Although this war was the first major military endeavor of the post-Revolutionary United States, and a major crisis of President George Washington’s Administration, historians have sometimes overlooked it. Although 19th-century Indian Wars became more famous in American popular culture (in part because of being more recent), the Northwest Indian War resulted in more casualties of the United States military and noncombatants than the combined battles of Geronimo, Crazy Horse, Sitting Bull, Cochise, and Red Cloud. In the Battle of the Wabash (St. Clair’s Defeat) Natives achieved their highest rate of casualties against the US Army.

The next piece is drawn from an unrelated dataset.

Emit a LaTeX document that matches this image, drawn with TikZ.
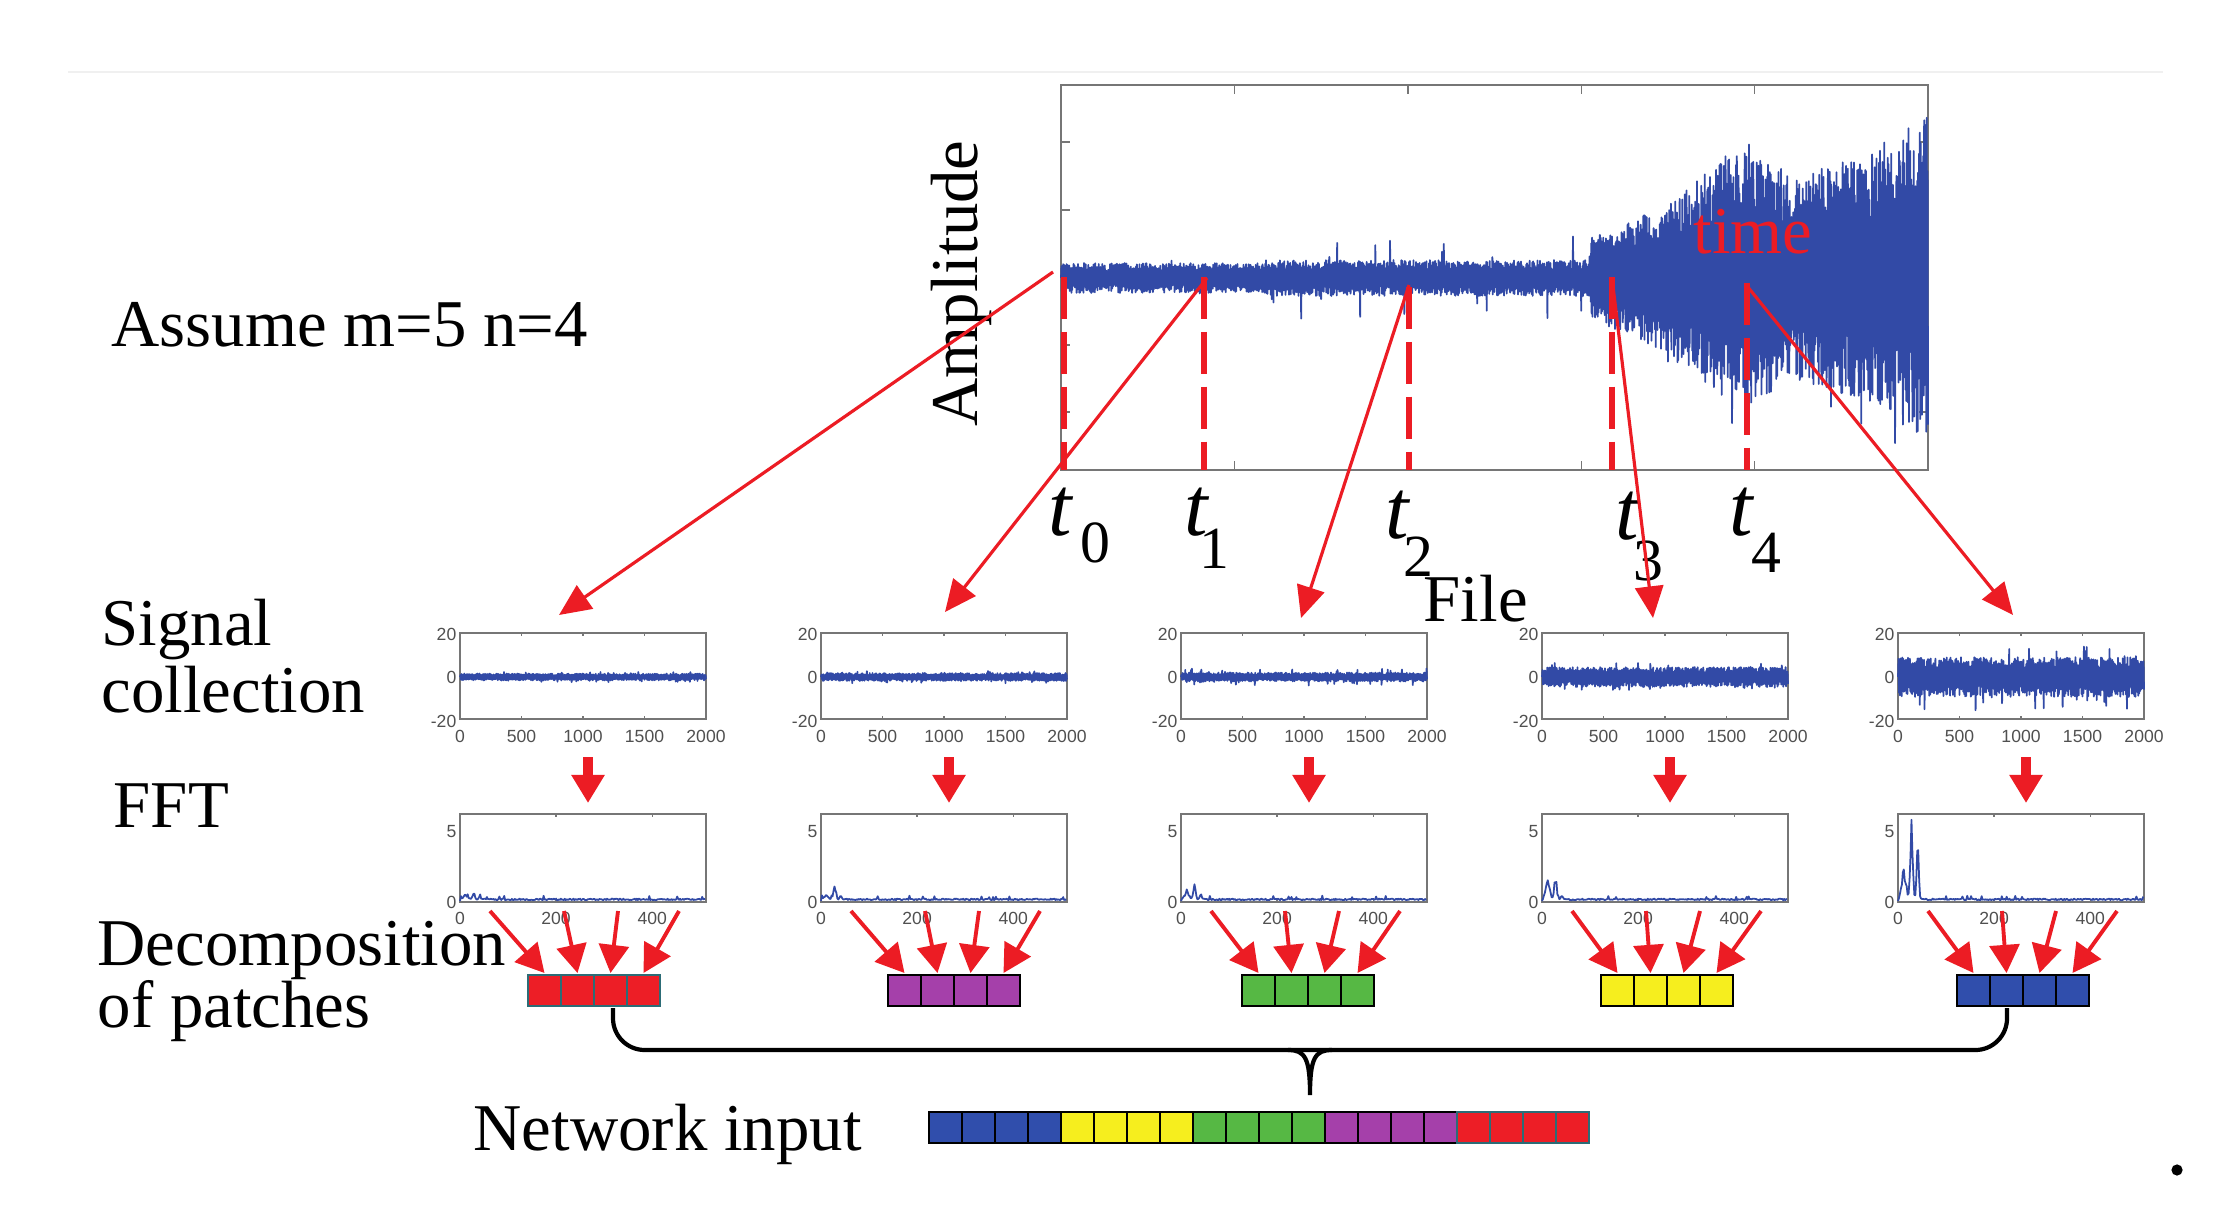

The Northwest Indian War was part of a long frontier struggle in the Ohio Country, which included the French and Indian War (1754–1763), Pontiac’s Rebellion (1763–1764), Lord Dunmore’s War (1774) and the American Revolutionary War (1775–1783). Many Native American communities perceived the wars as a kind of endemic warfare with European and American settlers that spanned several generations. For example, historian Francis Jennings suggested that the Northwest Indian War was, for the Lenape people, the end of a “Forty Years’ War” that began soon after the Braddock Expedition in 1755. For some Natives, the conflict resumed a generation later with Tecumseh’s War (1811) and the War of 1812 (hence their term Sixty Years’ War). Conflict with the US continued to the 1830s era of Indian removals from east of the Mississippi.